| HN Mirror

Y	Hacker News new \| ask \| show \| jobs

by apohn 1656 days ago

So first things first, PySpark is not a dead, dying, or a dead-end. When Databricks and Spark die, then we'll see the end of PySpark. Adoption of Spark and Databricks is growing. I actually see Arrow errors in PySpark jobs in Databricks, so Arrow/Ursa/VoltronData is already being used in the guts of Databricks/Spark.

We actually see a lot of what you are describing at my current company. All our data is stored in a database that was once very popular, but is old now and not cloud based.

We have a couple of challenges.

1) The data engineering team typically loads data (typically 100s of millions of rows) into the database before anybody really decides how it will be used. Typically we (Data Scientists) only get access to views. The views and underlying tables are not indexed or partitioned as we need, so almost any query takes forever to run since it almost always results in a full table scan of the raw source table.

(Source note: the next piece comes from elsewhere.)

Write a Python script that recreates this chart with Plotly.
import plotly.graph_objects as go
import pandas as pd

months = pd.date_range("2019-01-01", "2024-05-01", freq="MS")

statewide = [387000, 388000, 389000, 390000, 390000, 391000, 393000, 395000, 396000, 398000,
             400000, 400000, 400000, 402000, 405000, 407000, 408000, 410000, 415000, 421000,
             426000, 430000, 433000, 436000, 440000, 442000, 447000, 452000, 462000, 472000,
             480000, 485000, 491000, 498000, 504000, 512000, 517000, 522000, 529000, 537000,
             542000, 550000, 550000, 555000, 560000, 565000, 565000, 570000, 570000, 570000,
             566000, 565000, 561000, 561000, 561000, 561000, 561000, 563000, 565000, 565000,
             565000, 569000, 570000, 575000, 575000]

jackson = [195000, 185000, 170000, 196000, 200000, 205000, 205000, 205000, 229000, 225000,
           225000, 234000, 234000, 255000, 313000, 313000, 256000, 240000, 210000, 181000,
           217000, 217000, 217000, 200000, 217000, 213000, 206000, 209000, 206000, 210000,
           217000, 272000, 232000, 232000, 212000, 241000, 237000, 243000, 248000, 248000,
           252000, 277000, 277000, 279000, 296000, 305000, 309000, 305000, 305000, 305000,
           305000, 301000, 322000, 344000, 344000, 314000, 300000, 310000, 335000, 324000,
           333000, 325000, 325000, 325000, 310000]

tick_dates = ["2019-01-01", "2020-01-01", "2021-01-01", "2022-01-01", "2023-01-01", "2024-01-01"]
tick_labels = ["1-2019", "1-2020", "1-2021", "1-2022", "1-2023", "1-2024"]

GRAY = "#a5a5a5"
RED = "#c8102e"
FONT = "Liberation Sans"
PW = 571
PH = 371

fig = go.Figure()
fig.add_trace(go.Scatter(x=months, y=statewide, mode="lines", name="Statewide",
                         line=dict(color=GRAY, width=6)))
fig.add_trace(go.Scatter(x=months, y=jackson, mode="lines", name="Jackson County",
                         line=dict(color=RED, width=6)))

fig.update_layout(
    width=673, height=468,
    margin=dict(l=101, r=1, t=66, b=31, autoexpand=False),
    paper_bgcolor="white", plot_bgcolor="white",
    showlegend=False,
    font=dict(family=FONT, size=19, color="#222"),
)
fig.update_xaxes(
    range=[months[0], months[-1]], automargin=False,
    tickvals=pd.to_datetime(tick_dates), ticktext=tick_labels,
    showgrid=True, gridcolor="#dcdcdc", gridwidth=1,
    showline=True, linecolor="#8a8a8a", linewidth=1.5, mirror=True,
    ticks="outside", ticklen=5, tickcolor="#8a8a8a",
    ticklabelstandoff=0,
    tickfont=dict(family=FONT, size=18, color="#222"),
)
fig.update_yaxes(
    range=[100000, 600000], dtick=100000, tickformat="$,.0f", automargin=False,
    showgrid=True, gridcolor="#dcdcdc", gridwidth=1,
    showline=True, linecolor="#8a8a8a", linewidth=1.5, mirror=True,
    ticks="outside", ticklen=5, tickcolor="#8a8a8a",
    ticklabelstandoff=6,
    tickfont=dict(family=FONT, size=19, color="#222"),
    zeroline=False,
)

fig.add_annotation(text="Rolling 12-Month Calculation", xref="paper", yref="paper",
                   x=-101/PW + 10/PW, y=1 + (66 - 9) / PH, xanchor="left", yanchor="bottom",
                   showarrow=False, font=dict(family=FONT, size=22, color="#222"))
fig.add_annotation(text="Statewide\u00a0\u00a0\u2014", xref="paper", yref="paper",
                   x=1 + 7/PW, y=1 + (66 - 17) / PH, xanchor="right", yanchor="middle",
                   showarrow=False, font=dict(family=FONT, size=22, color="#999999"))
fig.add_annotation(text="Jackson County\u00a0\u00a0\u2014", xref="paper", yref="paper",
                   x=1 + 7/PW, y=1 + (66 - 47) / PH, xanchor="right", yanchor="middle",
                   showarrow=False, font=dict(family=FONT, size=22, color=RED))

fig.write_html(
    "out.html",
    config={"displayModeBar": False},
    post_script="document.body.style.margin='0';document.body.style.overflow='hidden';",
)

2) The database team is caught in a budgeting trap. There is a long term-migration to another cloud based database, so both people and financial resources are focused on that. The end result is that no further scaling of the current database provider is possible, which means that every complex query we make on this database creates more load, which makes every other query run slower. This database has a lot of users, tables, and queries, which means that a lot of the available people spend their time just making sure the database maintains some basic standard of performance.

3) Since any complex query (e.g. even a basic date based aggregation) increases the load on the server, user queries should only fetch and filter data. Aggregations and anything complex (e.g. a string operation) should be done downstream.

Based on these constraints, we basically have adopted the following.

1) Once the users (e.g. us) have defined a use case for the data, the Data Engineers/Data Platform team will index and partition the data properly. This typically results in a huge performance increase. Recently we had one view that went from 5+ hours for a basic query to less than 5 minutes.

2) All aggregations and data transformations are done in Databricks/PySpark.

3) Typically, after 2) if we convert the Spark Dataframe to a Pandas dataframe, data dataset is small enough to run anywhere.

One of the things to keep in mind is the people supporting it after your contract is over. I think Databricks/PySpark and Dask are fairly common and well known in the data community. Snowflake can probably help speed up the SQL queries once the data is moved into that, but I don't think it can cover some of the analytical things you can do in Spark.

Arrow/VoltronData doesn't seem like a fit for the use case you are describing unless you have bunch of developers trying to develop their own data engine with Arrow behind it.